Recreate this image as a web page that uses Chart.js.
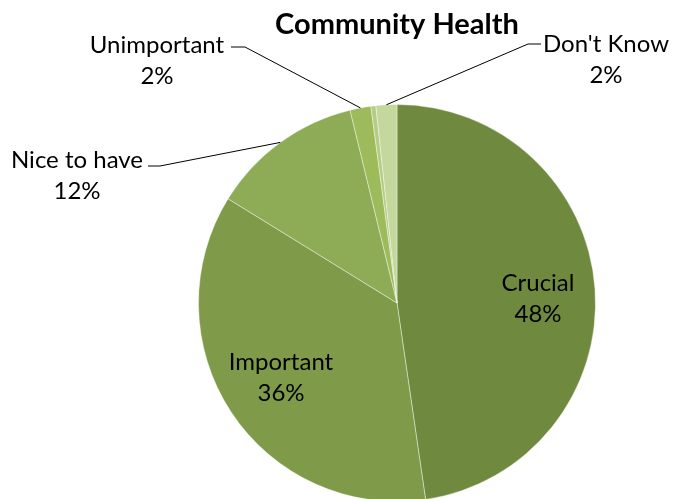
<!DOCTYPE html>
<html>
<head>
<meta charset="utf-8">
<script src="https://cdn.jsdelivr.net/npm/chart.js@4/dist/chart.umd.min.js"></script>
<style>
  html, body { margin: 0; padding: 0; background: #fff; overflow: hidden; }
  #wrap { position: absolute; left: 0; top: 0; width: 673px; height: 505px; }
</style>
</head>
<body>
<div id="wrap"><canvas id="c" width="673" height="505"></canvas></div>
<script>
// Survey answers for "Community Health" (percent of respondents)
const categories = ["Crucial", "Important", "Nice to have", "Unimportant", "No answer", "Don't Know"];
const shares = [47.7, 36.1, 12.4, 1.7, 0.4, 1.7];
const sliceColors = ["#6f8a3e", "#7f9b4a", "#8eab55", "#9dbb5b", "#b4cc84", "#c4d79d"];
const showLabel = [true, true, true, true, false, true];

const FONT = "Lato, 'Open Sans', sans-serif";

// Label placement: inside labels sit on the slice, outside labels get a leader line
const labelSpots = {
  "Crucial":      { x: 538, y: 283 },
  "Important":    { x: 281, y: 362 },
  "Nice to have": { x: 77,  y: 160, hook: [[148, 166], [160, 166]] },
  "Unimportant":  { x: 157, y: 45,  hook: [[231, 47], [245, 47]] },
  "Don't Know":   { x: 606, y: 44,  hook: [[541, 44], [528, 44]] }
};

const labelPlugin = {
  id: "sliceLabels",
  afterDatasetsDraw(chart) {
    const ctx = chart.ctx;
    const meta = chart.getDatasetMeta(0);
    const total = shares.reduce((a, b) => a + b, 0);
    ctx.save();
    ctx.fillStyle = "#000";
    ctx.strokeStyle = "#000";
    ctx.lineWidth = 1;
    ctx.textAlign = "center";
    ctx.textBaseline = "middle";
    ctx.font = "24px " + FONT;
    meta.data.forEach((arc, i) => {
      if (!showLabel[i]) return;
      const name = categories[i];
      const spot = labelSpots[name];
      const pct = Math.round(shares[i] / total * 100) + "%";
      if (spot.hook) {
        const p = arc.getProps(["x", "y", "startAngle", "endAngle", "outerRadius"], true);
        const mid = (p.startAngle + p.endAngle) / 2;
        const ax = p.x + Math.cos(mid) * p.outerRadius;
        const ay = p.y + Math.sin(mid) * p.outerRadius;
        ctx.beginPath();
        ctx.moveTo(spot.hook[0][0], spot.hook[0][1]);
        ctx.lineTo(spot.hook[1][0], spot.hook[1][1]);
        ctx.lineTo(ax, ay);
        ctx.stroke();
      }
      ctx.fillText(name, spot.x, spot.y);
      ctx.fillText(pct, spot.x, spot.y + 31);
    });
    // chart title
    ctx.font = "bold 29px " + FONT;
    ctx.fillText("Community Health", 397, 25);
    ctx.restore();
  }
};

new Chart(document.getElementById("c"), {
  type: "pie",
  data: {
    labels: categories,
    datasets: [{
      data: shares,
      backgroundColor: sliceColors,
      borderColor: "rgba(255,255,255,0.4)",
      borderWidth: 1
    }]
  },
  options: {
    responsive: false,
    animation: false,
    layout: { padding: { top: 104, bottom: 3, left: 198, right: 77 } },
    plugins: {
      legend: { display: false },
      tooltip: { enabled: false },
      title: { display: false }
    }
  },
  plugins: [labelPlugin]
});
</script>
</body>
</html>
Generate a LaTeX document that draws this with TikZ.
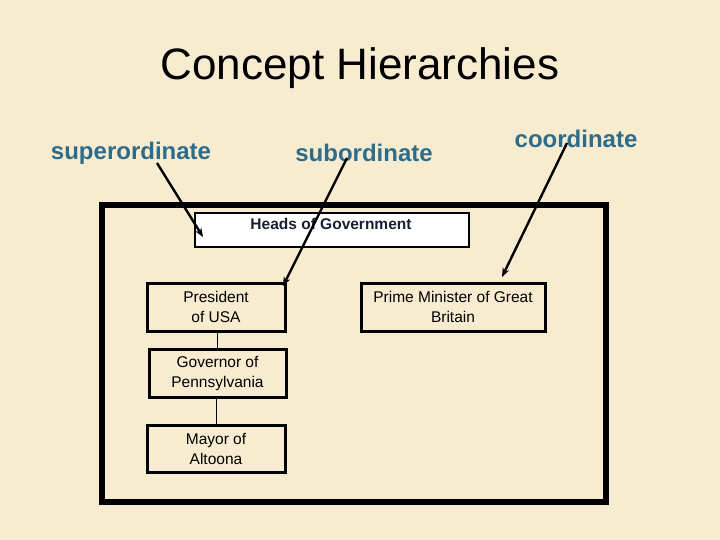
\documentclass[tikz,border=0pt]{standalone}
\usepackage{fontspec}
\setmainfont{Liberation Sans}
\usetikzlibrary{arrows.meta}
\definecolor{parch}{RGB}{248,236,208}
\definecolor{labelblue}{RGB}{45,108,138}
\definecolor{navy}{RGB}{22,32,52}
\tikzset{
  lbl/.style={text=labelblue, font=\fontsize{24}{28}\selectfont\bfseries, inner sep=0pt},
  boxnode/.style={draw=black, line width=3pt, fill=parch, align=center, inner sep=0pt, font=\fontsize{15.5}{20}\selectfont},
  pointer/.style={line width=2.4pt, -{Stealth[length=9pt,width=7pt]}},
  link/.style={line width=0.6pt}
}
\begin{document}
\begin{tikzpicture}[x=1pt,y=-1pt]
\fill[parch] (0,0) rectangle (720,540);
\useasboundingbox (0,0) rectangle (720,540);
\node[font=\fontsize{44}{50}\selectfont, inner sep=0pt] (title) at (360,68) {Concept Hierarchies};
\node[lbl] (sup) at (131,153) {superordinate};
\node[lbl] (sub) at (364,153) {subordinate};
\node[lbl] (coo) at (576,139) {coordinate};
\draw[line width=6pt] (102,205) rectangle (606,502);
\node[draw=black, line width=2pt, fill=white, minimum width=274pt, minimum height=34pt, inner sep=0pt, anchor=north west] (heads) at (194,212) {};
\node[font=\fontsize{15.5}{18}\selectfont\bfseries, text=navy, inner sep=0pt] (headst) at (331,224) {Heads of Government};
\node[boxnode, minimum width=138pt, minimum height=48pt] (pres) at (216,307) {President\\of USA};
\node[boxnode, minimum width=137pt, minimum height=48pt] (gov) at (217.5,373) {Governor of\\Pennsylvania};
\node[boxnode, minimum width=138pt, minimum height=47pt] (mayor) at (216,448.5) {Mayor of\\Altoona};
\node[boxnode, minimum width=184pt, minimum height=48pt] (pm) at (453,307) {Prime Minister of Great\\Britain};
\draw[link] ([xshift=1pt]pres.south) -- ([xshift=1pt]pres.south |- gov.north);
\draw[link] (gov.south -| mayor.north) -- (mayor.north);
\coordinate (supS) at (157,163);
\coordinate (supE) at (203,237);
\coordinate (subS) at (347,158);
\coordinate (subE) at (283,286);
\coordinate (cooS) at (567,143);
\coordinate (cooE) at (502,277);
\draw[pointer] (supS) -- (supE);
\draw[pointer] (subS) -- (subE);
\draw[pointer] (cooS) -- (cooE);
\end{tikzpicture}
\end{document}
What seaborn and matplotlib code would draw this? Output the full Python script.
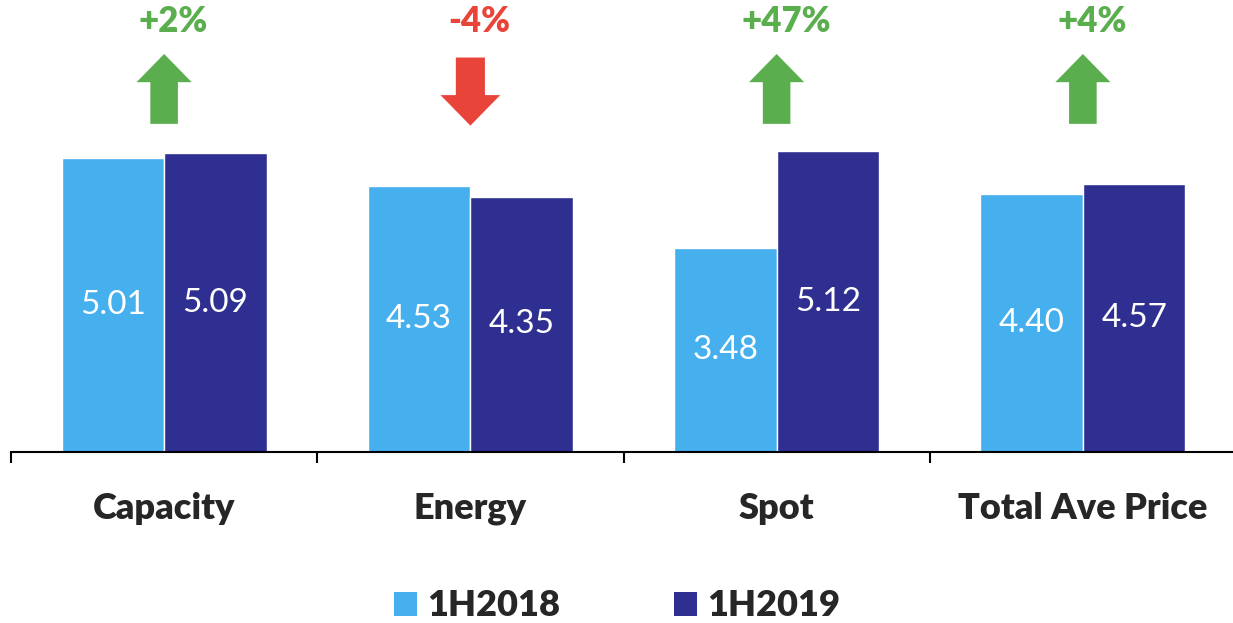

== == ==

Copy all the entries word for word. Omit any pictures.

Recreate this image as a web page that uses Chart.js.
<!DOCTYPE html>
<html>
<head>
<meta charset="utf-8">
<script src="https://cdn.jsdelivr.net/npm/chart.js@4/dist/chart.umd.min.js"></script>
<style>
  html, body { margin: 0; padding: 0; background: #fff; overflow: hidden; }
  #wrap { position: absolute; left: 0; top: 0; width: 673px; height: 505px; }
</style>
</head>
<body>
<div id="wrap"><canvas id="c" width="673" height="505"></canvas></div>
<script>
// Survey answers for "Community Health" (percent of respondents)
const categories = ["Crucial", "Important", "Nice to have", "Unimportant", "No answer", "Don't Know"];
const shares = [47.7, 36.1, 12.4, 1.7, 0.4, 1.7];
const sliceColors = ["#6f8a3e", "#7f9b4a", "#8eab55", "#9dbb5b", "#b4cc84", "#c4d79d"];
const showLabel = [true, true, true, true, false, true];

const FONT = "Lato, 'Open Sans', sans-serif";

// Label placement: inside labels sit on the slice, outside labels get a leader line
const labelSpots = {
  "Crucial":      { x: 538, y: 283 },
  "Important":    { x: 281, y: 362 },
  "Nice to have": { x: 77,  y: 160, hook: [[148, 166], [160, 166]] },
  "Unimportant":  { x: 157, y: 45,  hook: [[231, 47], [245, 47]] },
  "Don't Know":   { x: 606, y: 44,  hook: [[541, 44], [528, 44]] }
};

const labelPlugin = {
  id: "sliceLabels",
  afterDatasetsDraw(chart) {
    const ctx = chart.ctx;
    const meta = chart.getDatasetMeta(0);
    const total = shares.reduce((a, b) => a + b, 0);
    ctx.save();
    ctx.fillStyle = "#000";
    ctx.strokeStyle = "#000";
    ctx.lineWidth = 1;
    ctx.textAlign = "center";
    ctx.textBaseline = "middle";
    ctx.font = "24px " + FONT;
    meta.data.forEach((arc, i) => {
      if (!showLabel[i]) return;
      const name = categories[i];
      const spot = labelSpots[name];
      const pct = Math.round(shares[i] / total * 100) + "%";
      if (spot.hook) {
        const p = arc.getProps(["x", "y", "startAngle", "endAngle", "outerRadius"], true);
        const mid = (p.startAngle + p.endAngle) / 2;
        const ax = p.x + Math.cos(mid) * p.outerRadius;
        const ay = p.y + Math.sin(mid) * p.outerRadius;
        ctx.beginPath();
        ctx.moveTo(spot.hook[0][0], spot.hook[0][1]);
        ctx.lineTo(spot.hook[1][0], spot.hook[1][1]);
        ctx.lineTo(ax, ay);
        ctx.stroke();
      }
      ctx.fillText(name, spot.x, spot.y);
      ctx.fillText(pct, spot.x, spot.y + 31);
    });
    // chart title
    ctx.font = "bold 29px " + FONT;
    ctx.fillText("Community Health", 397, 25);
    ctx.restore();
  }
};

new Chart(document.getElementById("c"), {
  type: "pie",
  data: {
    labels: categories,
    datasets: [{
      data: shares,
      backgroundColor: sliceColors,
      borderColor: "rgba(255,255,255,0.4)",
      borderWidth: 1
    }]
  },
  options: {
    responsive: false,
    animation: false,
    layout: { padding: { top: 104, bottom: 3, left: 198, right: 77 } },
    plugins: {
      legend: { display: false },
      tooltip: { enabled: false },
      title: { display: false }
    }
  },
  plugins: [labelPlugin]
});
</script>
</body>
</html>
Generate a LaTeX document that draws this with TikZ.
\documentclass[tikz,border=0pt]{standalone}
\usepackage{fontspec}
\setmainfont{Liberation Sans}
\usetikzlibrary{arrows.meta}
\definecolor{parch}{RGB}{248,236,208}
\definecolor{labelblue}{RGB}{45,108,138}
\definecolor{navy}{RGB}{22,32,52}
\tikzset{
  lbl/.style={text=labelblue, font=\fontsize{24}{28}\selectfont\bfseries, inner sep=0pt},
  boxnode/.style={draw=black, line width=3pt, fill=parch, align=center, inner sep=0pt, font=\fontsize{15.5}{20}\selectfont},
  pointer/.style={line width=2.4pt, -{Stealth[length=9pt,width=7pt]}},
  link/.style={line width=0.6pt}
}
\begin{document}
\begin{tikzpicture}[x=1pt,y=-1pt]
\fill[parch] (0,0) rectangle (720,540);
\useasboundingbox (0,0) rectangle (720,540);
\node[font=\fontsize{44}{50}\selectfont, inner sep=0pt] (title) at (360,68) {Concept Hierarchies};
\node[lbl] (sup) at (131,153) {superordinate};
\node[lbl] (sub) at (364,153) {subordinate};
\node[lbl] (coo) at (576,139) {coordinate};
\draw[line width=6pt] (102,205) rectangle (606,502);
\node[draw=black, line width=2pt, fill=white, minimum width=274pt, minimum height=34pt, inner sep=0pt, anchor=north west] (heads) at (194,212) {};
\node[font=\fontsize{15.5}{18}\selectfont\bfseries, text=navy, inner sep=0pt] (headst) at (331,224) {Heads of Government};
\node[boxnode, minimum width=138pt, minimum height=48pt] (pres) at (216,307) {President\\of USA};
\node[boxnode, minimum width=137pt, minimum height=48pt] (gov) at (217.5,373) {Governor of\\Pennsylvania};
\node[boxnode, minimum width=138pt, minimum height=47pt] (mayor) at (216,448.5) {Mayor of\\Altoona};
\node[boxnode, minimum width=184pt, minimum height=48pt] (pm) at (453,307) {Prime Minister of Great\\Britain};
\draw[link] ([xshift=1pt]pres.south) -- ([xshift=1pt]pres.south |- gov.north);
\draw[link] (gov.south -| mayor.north) -- (mayor.north);
\coordinate (supS) at (157,163);
\coordinate (supE) at (203,237);
\coordinate (subS) at (347,158);
\coordinate (subE) at (283,286);
\coordinate (cooS) at (567,143);
\coordinate (cooE) at (502,277);
\draw[pointer] (supS) -- (supE);
\draw[pointer] (subS) -- (subE);
\draw[pointer] (cooS) -- (cooE);
\end{tikzpicture}
\end{document}
What seaborn and matplotlib code would draw this? Output the full Python script.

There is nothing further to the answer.